Archive for July, 2009

Crowding the trampoline

Wednesday, July 29th, 2009

As most of you probably know by now, even though I don’t talk about them that much, I work for a company called Trampoline Systems. We’re a startup doing some interesting tech things. That’s not what this post is about.

We’re seeking series B funding at the moment, but it’s a difficult time to be doing it through the normal VC route, so now we’re trying something new: Crowdfunding. Rather than getting a few people to give us lots of money, let’s get lots of people to give us a little money. Alistair knows more about it than me, so I’ll refer you to him if you want to know the details.

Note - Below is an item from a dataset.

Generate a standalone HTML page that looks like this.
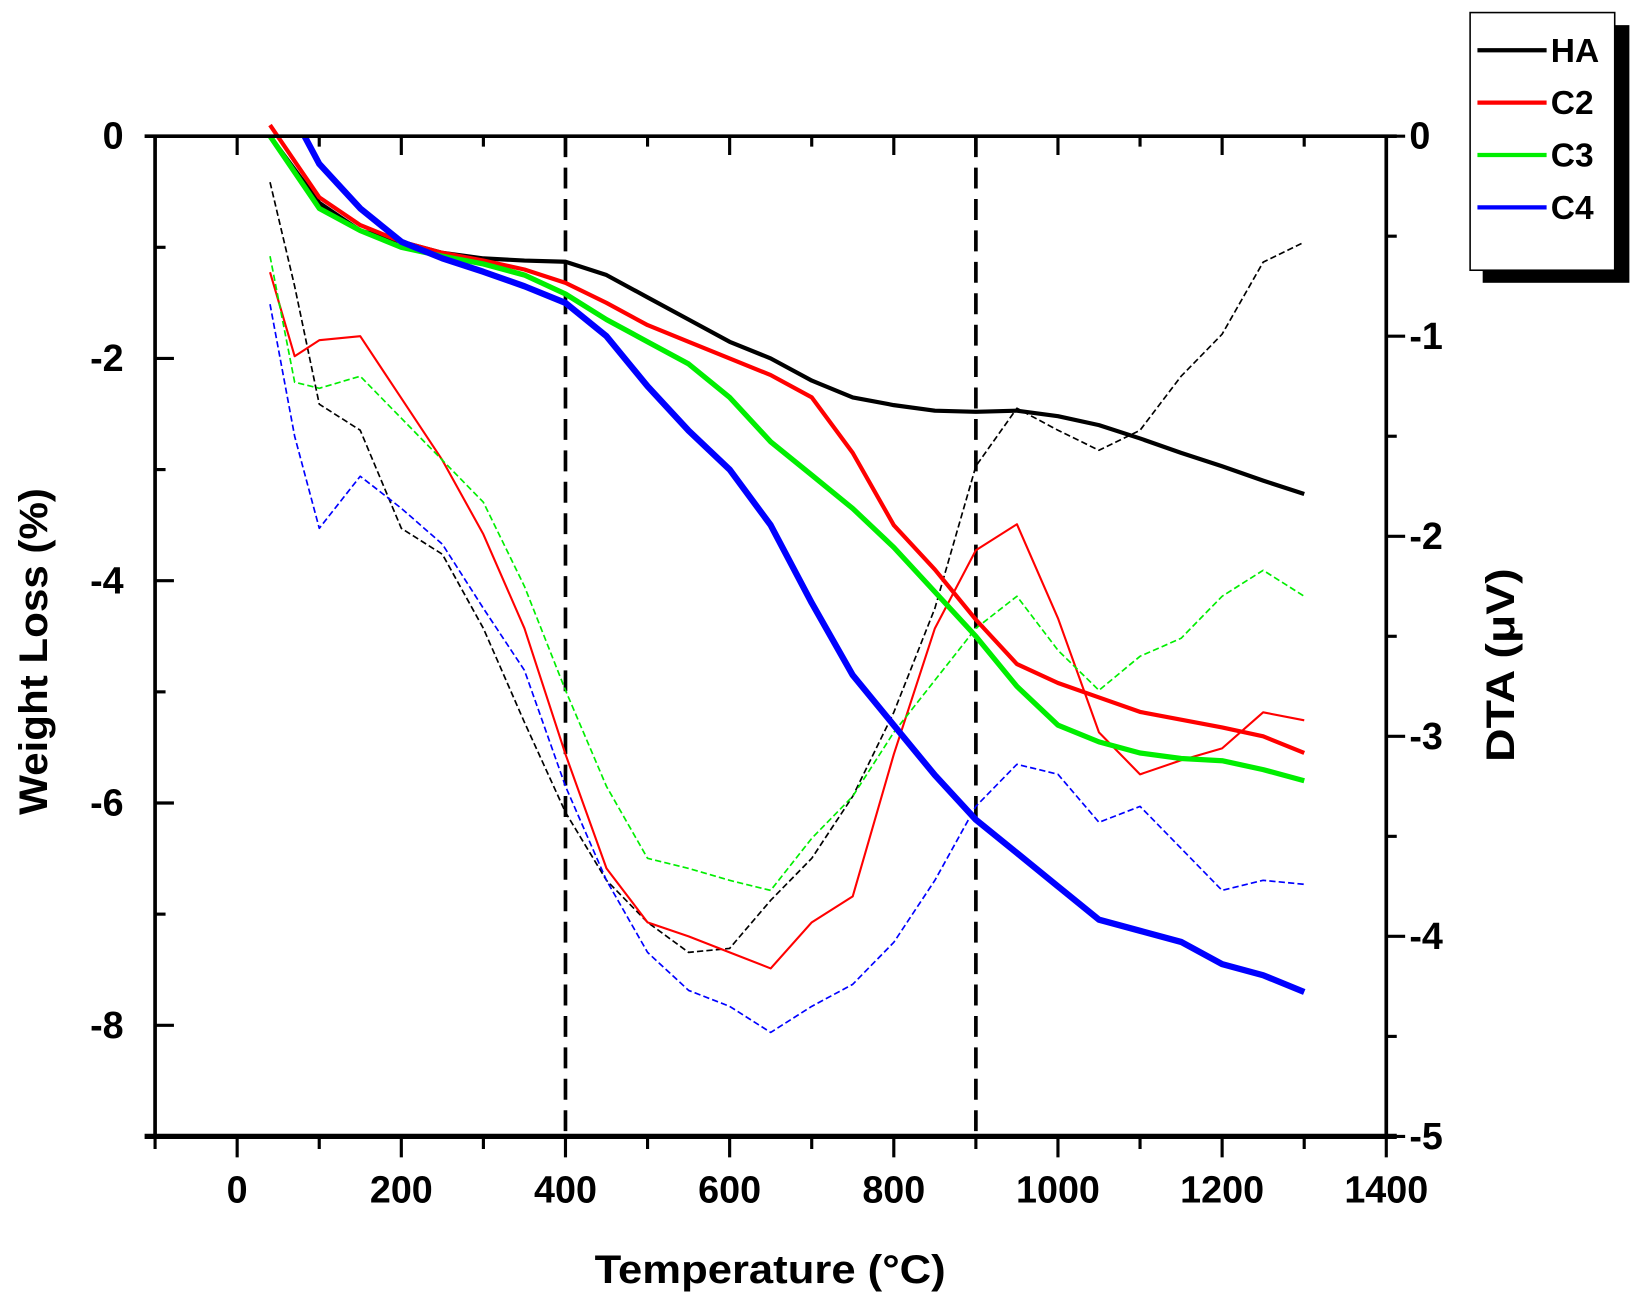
<!DOCTYPE html>
<html><head><meta charset="utf-8"><style>
html,body{margin:0;padding:0;background:#fff;}
svg{display:block;}
text{font-family:"Liberation Sans",sans-serif;font-weight:bold;fill:#000;}
</style></head><body>
<svg id="chart" width="1643" height="1304" viewBox="0 0 1568 1245" preserveAspectRatio="none" xmlns="http://www.w3.org/2000/svg">
<g id="grid"></g><g id="series"></g><g id="axes"></g>
<g>
<rect x="1415" y="24" width="140" height="246" fill="#000"/>
<rect x="1403" y="12" width="138" height="246" fill="#fff" stroke="#000" stroke-width="1.5"/>
<line x1="1410" y1="48" x2="1476" y2="48" stroke="#000" stroke-width="4"/>
<text x="1480" y="59" font-size="32">HA</text>
<line x1="1410" y1="98" x2="1476" y2="98" stroke="#ff0000" stroke-width="4"/>
<text x="1480" y="109" font-size="32">C2</text>
<line x1="1410" y1="148" x2="1476" y2="148" stroke="#00ee00" stroke-width="4"/>
<text x="1480" y="159" font-size="32">C3</text>
<line x1="1410" y1="198" x2="1476" y2="198" stroke="#0000ff" stroke-width="4"/>
<text x="1480" y="209" font-size="32">C4</text>
</g>
<text x="735" y="1225" font-size="38" text-anchor="middle" textLength="335" lengthAdjust="spacingAndGlyphs">Temperature (°C)</text>
<text transform="translate(45,622) rotate(-90)" font-size="38" text-anchor="middle" textLength="312" lengthAdjust="spacingAndGlyphs">Weight Loss (%)</text>
<text transform="translate(1445,635) rotate(-90)" font-size="38" text-anchor="middle" textLength="185" lengthAdjust="spacingAndGlyphs">DTA (μV)</text>
</svg>
<script>
const temps = [40,100,150,200,250,300,350,400,450,500,550,600,650,700,750,800,850,900,950,1000,1050,1100,1150,1200,1250,1300];
const haTGA = [0,-0.6,-0.85,-0.95,-1.05,-1.1,-1.12,-1.13,-1.25,-1.45,-1.65,-1.85,-2.0,-2.2,-2.35,-2.42,-2.47,-2.48,-2.47,-2.52,-2.6,-2.72,-2.85,-2.97,-3.1,-3.22];
const c2TGA = [0.1,-0.55,-0.8,-0.95,-1.05,-1.12,-1.2,-1.32,-1.5,-1.7,-1.85,-2.0,-2.15,-2.35,-2.85,-3.5,-3.9,-4.35,-4.75,-4.92,-5.05,-5.18,-5.25,-5.32,-5.4,-5.55];
const c3TGA = [0,-0.65,-0.85,-1.0,-1.08,-1.15,-1.25,-1.42,-1.65,-1.85,-2.05,-2.35,-2.75,-3.05,-3.35,-3.7,-4.1,-4.5,-4.95,-5.3,-5.45,-5.55,-5.6,-5.62,-5.7,-5.8];
const c4Temps = [82,100,150,200,250,300,350,400,450,500,550,600,650,700,750,800,850,900,950,1000,1050,1100,1150,1200,1250,1300];
const c4TGA = [0,-0.25,-0.65,-0.95,-1.1,-1.22,-1.35,-1.5,-1.8,-2.25,-2.65,-3.0,-3.5,-4.2,-4.85,-5.3,-5.75,-6.15,-6.45,-6.75,-7.05,-7.15,-7.25,-7.45,-7.55,-7.7];
const dtaTemps = [40,70,100,150,200,250,300,350,400,450,500,550,600,650,700,750,800,850,900,950,1000,1050,1100,1150,1200,1250,1300];
const haDTA = [-0.23,-0.75,-1.34,-1.47,-1.96,-2.09,-2.46,-2.93,-3.38,-3.72,-3.93,-4.08,-4.06,-3.82,-3.61,-3.30,-2.88,-2.36,-1.65,-1.36,-1.47,-1.57,-1.47,-1.20,-0.99,-0.63,-0.53];
const c2DTA = [-0.68,-1.1,-1.02,-1.0,-1.31,-1.62,-1.99,-2.46,-3.09,-3.66,-3.93,-4.0,-4.08,-4.16,-3.93,-3.8,-3.09,-2.46,-2.07,-1.94,-2.41,-2.98,-3.19,-3.12,-3.06,-2.88,-2.92];
const c3DTA = [-0.6,-1.23,-1.26,-1.2,-1.41,-1.62,-1.83,-2.25,-2.77,-3.25,-3.61,-3.66,-3.72,-3.77,-3.51,-3.30,-2.98,-2.72,-2.46,-2.30,-2.57,-2.77,-2.6,-2.51,-2.30,-2.17,-2.30];
const c4DTA = [-0.84,-1.5,-1.96,-1.70,-1.86,-2.04,-2.36,-2.67,-3.25,-3.72,-4.08,-4.27,-4.35,-4.48,-4.35,-4.24,-4.03,-3.72,-3.35,-3.14,-3.19,-3.43,-3.35,-3.56,-3.77,-3.72,-3.74];
const xTicks = [0,200,400,600,800,1000,1200,1400];
const leftTicks = [0,-2,-4,-6,-8];
const rightTicks = [0,-1,-2,-3,-4,-5];
const markers = [400,900];

const NS="http://www.w3.org/2000/svg";
const X0=148,X1=1323,Y0=130,Y1=1085;
const xs=t=>X0+(t+100)/1500*(X1-X0);
const yl=v=>Y0+(-v)/9*(Y1-Y0);
const yr=v=>Y0+(-v)/5*(Y1-Y0);
function mk(tag,attrs,parent){const e=document.createElementNS(NS,tag);for(const k in attrs)e.setAttribute(k,attrs[k]);parent.appendChild(e);return e;}
const axes=document.getElementById('axes'),series=document.getElementById('series'),grid=document.getElementById('grid');

markers.forEach(m=>{
 const l=mk('line',{x1:xs(m),y1:Y0,x2:xs(m),y2:Y1,stroke:'#000','stroke-width':3.5,'stroke-dasharray':'20 10'},grid);
 
 
});

function path(tx,vals,yf,color,w,dash,name){
 const d=vals.map((v,i)=>(i?'L':'M')+xs(tx[i]).toFixed(1)+','+yf(v).toFixed(1)).join(' ');
 const a={d:d,fill:'none',stroke:color,'stroke-width':w,'stroke-linejoin':'round'};
 if(dash)a['stroke-dasharray']=dash;
 const p=mk('path',a,series);
 
 
}
path(dtaTemps,haDTA,yr,'#000',1.6,'6 3','ha-dta-line');
path(dtaTemps,c2DTA,yr,'#ff0000',2,'','c2-dta-line');
path(dtaTemps,c3DTA,yr,'#00ee00',1.6,'6 3','c3-dta-line');
path(dtaTemps,c4DTA,yr,'#0000ff',1.6,'6 3','c4-dta-line');
path(temps,haTGA,yl,'#000',4,'','ha-tga-line');
path(temps,c2TGA,yl,'#ff0000',4,'','c2-tga-line');
path(temps,c3TGA,yl,'#00ee00',5,'','c3-tga-line');
path(c4Temps,c4TGA,yl,'#0000ff',6,'','c4-tga-line');

const frame=[[X0-10,Y0,X1+10,Y0],[X0,Y0,X0,Y1],[X1,Y0,X1,Y1],[X0-10,Y1,X1+10,Y1]];
frame.forEach((f,i)=>{const l=mk('line',{x1:f[0],y1:f[1],x2:f[2],y2:f[3],stroke:'#000','stroke-width':i===3?5:3.5},axes);
 
 });

for(let t=-100;t<=1400;t+=100){
 const major=(t%200===0);
 mk('line',{x1:xs(t),y1:Y1,x2:xs(t),y2:Y1+(major?20:12),stroke:'#000','stroke-width':3},axes);
 mk('line',{x1:xs(t),y1:Y0,x2:xs(t),y2:Y0+(major?18:10),stroke:'#000','stroke-width':3},axes);
}
xTicks.forEach(t=>{const e=mk('text',{x:xs(t),y:Y1+63,'font-size':36,'text-anchor':'middle'},axes);e.textContent=t;
 
 });
for(let v=0;v>=-9;v--){mk('line',{x1:X0,y1:yl(v),x2:X0+(v%2===0?18:10),y2:yl(v),stroke:'#000','stroke-width':3},axes);}
leftTicks.forEach(v=>{const e=mk('text',{x:X0-30,y:yl(v)+12,'font-size':36,'text-anchor':'end'},axes);e.textContent=v;
 
 });
for(let v=0;v>=-5;v-=0.5){const maj=Number.isInteger(v);mk('line',{x1:X1,y1:yr(v),x2:X1+(maj?18:10),y2:yr(v),stroke:'#000','stroke-width':3},axes);}
rightTicks.forEach(v=>{const e=mk('text',{x:X1+22,y:yr(v)+12,'font-size':36,'text-anchor':'start'},axes);e.textContent=v;
 
 });
</script>
</body></html>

There are a bunch of legal difficulties with this in terms of who the FSA will allow us to solicit funding from. In particular I’d be surprised if even 10% of people reading this were on the list. So, this isn’t a “Give us money” request. To be honest, even if it weren’t for the resgulations it probably wouldn’t have been – other people in the company know more about the financial side of things and can say it better than I can.

What’s most interesting to me about the crowd funding isn’t actually the financial aspects. I mean, obviously ensuring the survival of the company is a good thing, but the crowd funding is interesting in a way that merely receiving a big chunk o’ VC funding wouldn’t have been (not that it would have been unwelcome!).

What’s interesting is the additional flexibility it buys. I’m big on the subject of open source and open information (I’m not a GNU style fanatic – I’m absolutely fine with closed source too. I believe in closing as much source as you need to and opening as much source as you can). There’s been a movement amongst the dev team (particularly me and Craig, our CTO) to see what we can extract from SONAR in the way of useful open source tools. Our term extraction code for example (which takes a blob of text and gives you useful fragments of text from it which make sense in isolation) is ripe for open sourcing. Unfortunately we’ve held off on it because it sounds like a much bigger chunk of our IP than it actually is, and we need to be super careful about how things look to our funders. This is understandable from their point of view, but somewhat disheartening from mine.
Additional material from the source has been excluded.